Founded in 1980 by Ingrid Newkirk, a British activist, and fellow animal rights advocate Alex Pacheco, Peta (People for the Ethical Treatment of Animals) is the largest animal rights organisation in the world, with more than two million members and supporters. Its HQ is in Virginia, US, with offices in London, Rome and Mumbai.
Its goal is "total animal liberation," meaning the complete elimination from the human diet of meat, fish, dairy products, eggs and honey. It campaigns for the global eradication of zoos, aquariums and circuses; a ban on the wearing or production of wool, leather, fur and silk; and a total prohibition of hunting and fishing. Peta is against any medical experimentation on animals, including that for cancer and Aids. Newkirk has said that, "Even if animal research resulted in a cure for Aids, we would be against it."

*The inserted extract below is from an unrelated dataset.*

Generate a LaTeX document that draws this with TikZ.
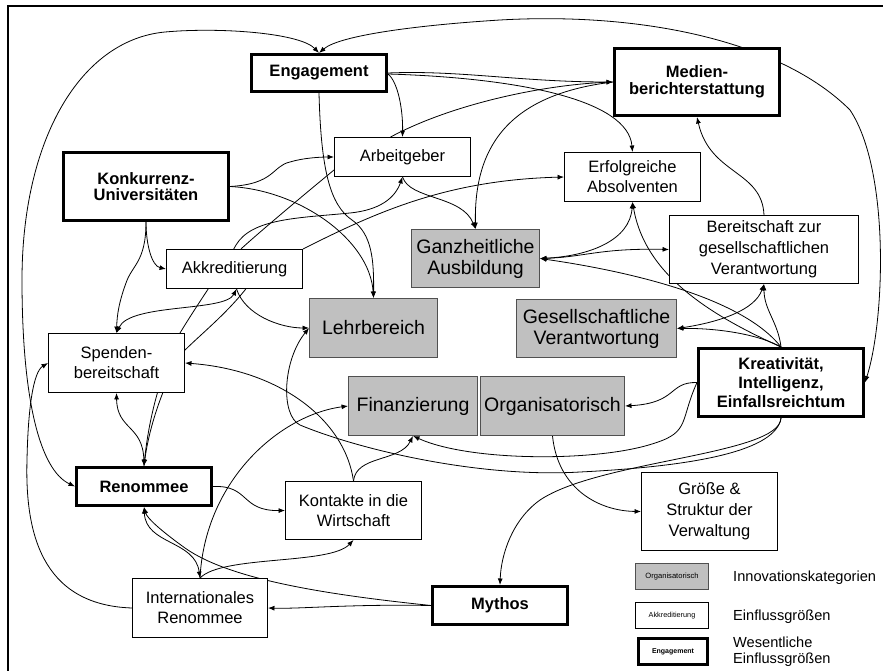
\documentclass[tikz,border=0pt]{standalone}
\usepackage{fontspec}
\setmainfont{Liberation Sans}
\usetikzlibrary{arrows.meta}
\pgfdeclarelayer{bg}
\pgfsetlayers{bg,main}
\definecolor{catgray}{RGB}{192,192,192}
\definecolor{catedge}{RGB}{80,80,80}
\begin{document}
\begin{tikzpicture}[x=1pt,y=-1pt,
  box/.style={rectangle, align=center, inner sep=0pt},
  infl/.style={box, draw, line width=0.9pt, fill=white, font=\fontsize{16.5}{20}\selectfont},
  core/.style={box, draw, line width=3pt, fill=white, font=\bfseries\fontsize{16.5}{18}\selectfont},
  cat/.style={box, draw=catedge, line width=0.9pt, fill=catgray, font=\fontsize{19.5}{21}\selectfont},
  link/.style={line width=0.8pt, -{Latex[length=6.5pt,width=5pt]}},
  both/.style={line width=0.8pt, {Latex[length=6.5pt,width=5pt]}-{Latex[length=6.5pt,width=5pt]}},
  keytext/.style={anchor=west, inner sep=0pt, align=left, font=\fontsize{14.6}{16}\selectfont}
]
\useasboundingbox (0,0) rectangle (883,671);

% main influence factors (thick frame)
\node[core, minimum width=135pt, minimum height=37pt] (eng) at (319,73) {Engagement};
\node[core, minimum width=165pt, minimum height=68pt, font=\bfseries\fontsize{16.5}{16}\selectfont] (konk) at (146,186.5) {Konkurrenz-\\Universitäten};
\node[core, minimum width=165pt, minimum height=67pt, font=\bfseries\fontsize{16.5}{17.5}\selectfont] (med) at (697,82) {Medien-\\berichterstattung};
\node[core, minimum width=165pt, minimum height=68pt, font=\bfseries\fontsize{16.5}{19}\selectfont] (krea) at (781,382.5) {Kreativität,\\Intelligenz,\\Einfallsreichtum};
\node[core, minimum width=135pt, minimum height=38pt] (ren) at (144,486.5) {Renommee};
\node[core, minimum width=135pt, minimum height=38pt] (myth) at (500,605.5) {Mythos};

% influence factors
\node[infl, minimum width=136pt, minimum height=39pt] (arb) at (402.5,157) {Arbeitgeber};
\node[infl, minimum width=136pt, minimum height=49pt] (erf) at (632.5,177) {Erfolgreiche\\Absolventen};
\node[infl, minimum width=136pt, minimum height=39pt] (akk) at (234.5,269) {Akkreditierung};
\node[infl, minimum width=136pt, minimum height=59pt] (spend) at (116.5,363) {Spenden-\\bereitschaft};
\node[infl, minimum width=189pt, minimum height=68pt, font=\fontsize{16.5}{21}\selectfont] (ber) at (764,249.5) {Bereitschaft zur\\gesellschaftlichen\\Verantwortung};
\node[infl, minimum width=136pt, minimum height=58pt] (kon) at (353.5,510.5) {Kontakte in die\\Wirtschaft};
\node[infl, minimum width=135pt, minimum height=59pt] (intr) at (200,608) {Internationales\\Renommee};
\node[infl, minimum width=136pt, minimum height=78pt, font=\fontsize{16.5}{21}\selectfont] (groe) at (709.5,511.5) {Größe \&\\Struktur der\\Verwaltung};

% innovation categories
\node[cat, minimum width=128pt, minimum height=59pt] (lehr) at (373.5,328) {Lehrbereich};
\node[cat, minimum width=128pt, minimum height=58pt] (ganz) at (475.5,258.5) {Ganzheitliche\\Ausbildung};
\node[cat, minimum width=160pt, minimum height=58pt] (ges) at (596.5,328.5) {Gesellschaftliche\\Verantwortung};
\node[cat, minimum width=129pt, minimum height=59pt] (fin) at (413,406) {Finanzierung};
\node[cat, minimum width=144pt, minimum height=59pt] (org) at (552.5,406) {Organisatorisch};

% legend
\node[cat, minimum width=73pt, minimum height=26pt, font=\fontsize{7.6}{9}\selectfont] (lgcat) at (672,576.5) {Organisatorisch};
\node[infl, minimum width=73pt, minimum height=26pt, font=\fontsize{7.3}{9}\selectfont] (lginf) at (672,615.5) {Akkreditierung};
\node[core, minimum width=69pt, minimum height=26pt, font=\bfseries\fontsize{7}{9}\selectfont] (lgcore) at (673,651.5) {Engagement};
\node[keytext] (lgcatt) at (733,578) {Innovationskategorien};
\node[keytext] (lginft) at (733,617) {Einflussgrößen};
\node[keytext] (lgcoret) at (733,652) {Wesentliche\\Einflussgrößen};

\begin{pgfonlayer}{bg}
% frame
\draw[line width=2.5pt] (8,671) -- (8,6) -- (883,6);

% long loops around the chart
\draw[both] (ren.west) .. controls (40,470) and (22,400) .. (22,280)
  .. controls (22,140) and (80,40) .. (165,32)
  .. controls (220,27) and (300,33) .. (eng.north);
\draw[both] (eng.north) .. controls (340,35) and (420,25) .. (500,20)
  .. controls (640,12) and (780,40) .. (850,110)
  .. controls (890,170) and (885,320) .. (krea.east);
\draw[link] (intr.west) .. controls (40,605) and (25,530) .. (27,460)
  .. controls (28,410) and (33,372) .. (spend.west);

% from Engagement
\draw[link] (eng.east) .. controls (460,70) and (520,82) .. (med.west);
\draw[link] ([yshift=-1pt]eng.east) .. controls (520,78) and (628,100) .. (erf.north);
\draw[link] ([yshift=-1pt]eng.east) .. controls (398,82) and (403,110) .. (arb.north);
\draw[link] (eng.south) .. controls (321,170) and (330,205) .. (352,220)
  .. controls (372,234) and (374,260) .. (lehr.north);

% from Konkurrenz-Universitaeten
\draw[link] (konk.east) .. controls (300,190) and (370,240) .. (lehr.north);
\draw[link] (konk.east) .. controls (275,184) and (272,166) .. (290,162)
  .. controls (303,158) and (320,157) .. (arb.west);
\draw[link] (konk.south) .. controls (146,245) and (152,266) .. (akk.west);
\draw[link] (konk.south) .. controls (146,262) and (132,265) .. (126,283)
  .. controls (119,302) and (117,315) .. (spend.north);

% around Akkreditierung
\draw[both] ([xshift=2pt]akk.south) .. controls (225,312) and (130,303) .. (spend.north);
\draw[link] ([xshift=2pt]akk.south) .. controls (245,315) and (280,328) .. (lehr.west);
\draw[link] (akk.north east) .. controls (380,210) and (450,180) .. (erf.west);

% Renommee and Arbeitgeber, passing behind Spenden and Akkreditierung
\draw[link] (ren.north) .. controls (148,420) and (160,375) .. (180,333)
  .. controls (200,300) and (225,265) .. (236,245)
  .. controls (252,218) and (300,218) .. (350,213)
  .. controls (380,210) and (395,198) .. (arb.south);
\draw[link] ([yshift=7pt]arb.south west) .. controls (300,198) and (262,230) .. (242,248)
  .. controls (225,265) and (255,280) .. (245,290)
  .. controls (225,315) and (200,335) .. (183,352)
  .. controls (168,375) and (150,420) .. (ren.north);

% Arbeitgeber, Medien, Ganzheitliche Ausbildung
\draw[link] (arb.south) .. controls (410,200) and (462,195) .. (ganz.north);
\draw[link] ([xshift=-12pt]arb.north) .. controls (450,105) and (540,85) .. (med.west);
\draw[link] (med.west) .. controls (505,95) and (474,150) .. (ganz.north);
\draw[both] (ganz.east) .. controls (585,257) and (600,248) .. (ber.west);
\draw[both] (erf.south) .. controls (630,240) and (590,256) .. (ganz.east);
\draw[link] (ber.north) .. controls (762,170) and (710,175) .. (med.south);

% from Kreativitaet
\draw[link] (krea.north) .. controls (740,295) and (620,270) .. (ganz.east);
\draw[link] (krea.north) .. controls (710,315) and (645,275) .. (erf.south);
\draw[link] (krea.north) .. controls (760,335) and (720,328) .. (ges.east);
\draw[link] (krea.north) .. controls (778,322) and (764,310) .. (ber.south);
\draw[both] (ges.east) .. controls (720,322) and (755,310) .. (ber.south);
\draw[link] (krea.west) .. controls (668,382) and (678,403) .. (org.east);
\draw[link] (krea.west) .. controls (680,420) and (690,432) .. (655,443)
  .. controls (600,462) and (470,462) .. (fin.south);
\draw[link] (krea.south) .. controls (776,450) and (700,466) .. (580,472)
  .. controls (480,478) and (360,450) .. (300,425)
  .. controls (280,415) and (283,360) .. (lehr.west);
\draw[link] (krea.south) .. controls (780,455) and (600,460) .. (540,500)
  .. controls (512,520) and (501,555) .. (myth.north);
\draw[link] (org.south) .. controls (558,490) and (600,511) .. (groe.west);

% lower left cluster
\draw[link] (kon.north) .. controls (345,420) and (280,370) .. (spend.east);
\draw[link] (kon.north) .. controls (356,455) and (400,462) .. (fin.south);
\draw[link] (intr.north) .. controls (205,480) and (280,415) .. (fin.west);
\draw[both] (ren.south) .. controls (146,545) and (195,540) .. (intr.north);
\draw[link] (intr.north) .. controls (222,555) and (330,565) .. (kon.south);
\draw[link] (myth.west) .. controls (330,595) and (230,580) .. (185,548)
  .. controls (160,530) and (147,518) .. (ren.south);
\draw[link] (myth.west) .. controls (350,604) and (300,609) .. (intr.east);
\draw[link] (ren.east) .. controls (250,485) and (240,511) .. (kon.west);
\draw[both] (spend.south) .. controls (117,430) and (143,425) .. (ren.north);
\end{pgfonlayer}
\end{tikzpicture}
\end{document}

I spoke to a small number of former volunteers, active members and employees. All mentioned the "cult-like" style in which Peta operates. "If you're not radical enough you don't stay there long," a 25-year-old former activist told me. "There is no room in Peta for those who are not 100 per cent committed and fanatical."
In its favour, Peta can claim to have enjoyed success in bringing animal cruelty to the attention of the mainstream, exposing genuine atrocities within the fur trade, factory farming, medical experimentation and fast-food outlets. "I'd rather go naked than wear fur" is a recognised mantra for the anti-fur brigade.